Viehweg hyperbolicity for Whitney equisingular families with Gorenstein rational singularities

TL;DR

This paper proves a hyperbolicity property for certain families of algebraic varieties with specific singularities, extending Viehweg's conjecture using advanced Hodge module techniques.

Contribution

It establishes Viehweg's hyperbolicity conjecture for Whitney equisingular families with Gorenstein rational singularities, introducing intersection complexes as Hodge modules in the proof.

Findings

Base spaces of such families are of log general type.

The construction suggests an equisingular stratification of the moduli space.
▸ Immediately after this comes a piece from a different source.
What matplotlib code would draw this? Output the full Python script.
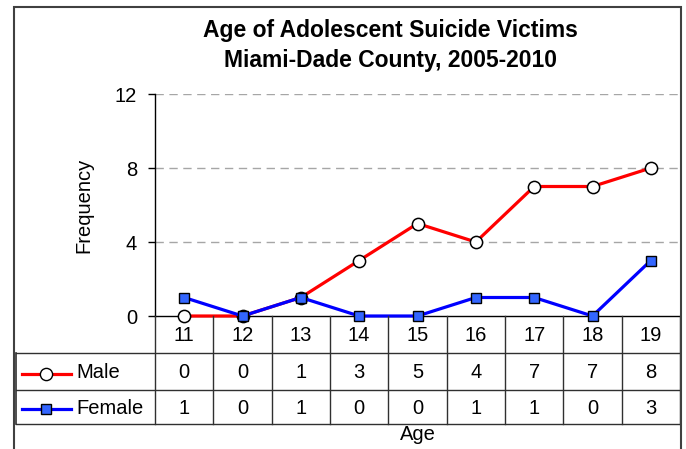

First step towards hyperbolic stratification of moduli spaces.

Abstract

We prove the analogue of Viehweg's hyperbolicity conjecture for Whitney equisingular families of projective varieties with Gorenstein rational singularities whose geometric generic fiber has a good minimal model. Namely, for such families with maximal variation, the base spaces are of log general type. The main new ingredient is the use of intersection complexes as Hodge modules in the construction of logarithmic Higgs sheaves by Viehweg-Zuo and Popa-Schnell. This construction suggests an equisingular stratification of the moduli space of varieties of general type, with each stratum being hyperbolic, and our result is a first step in this direction.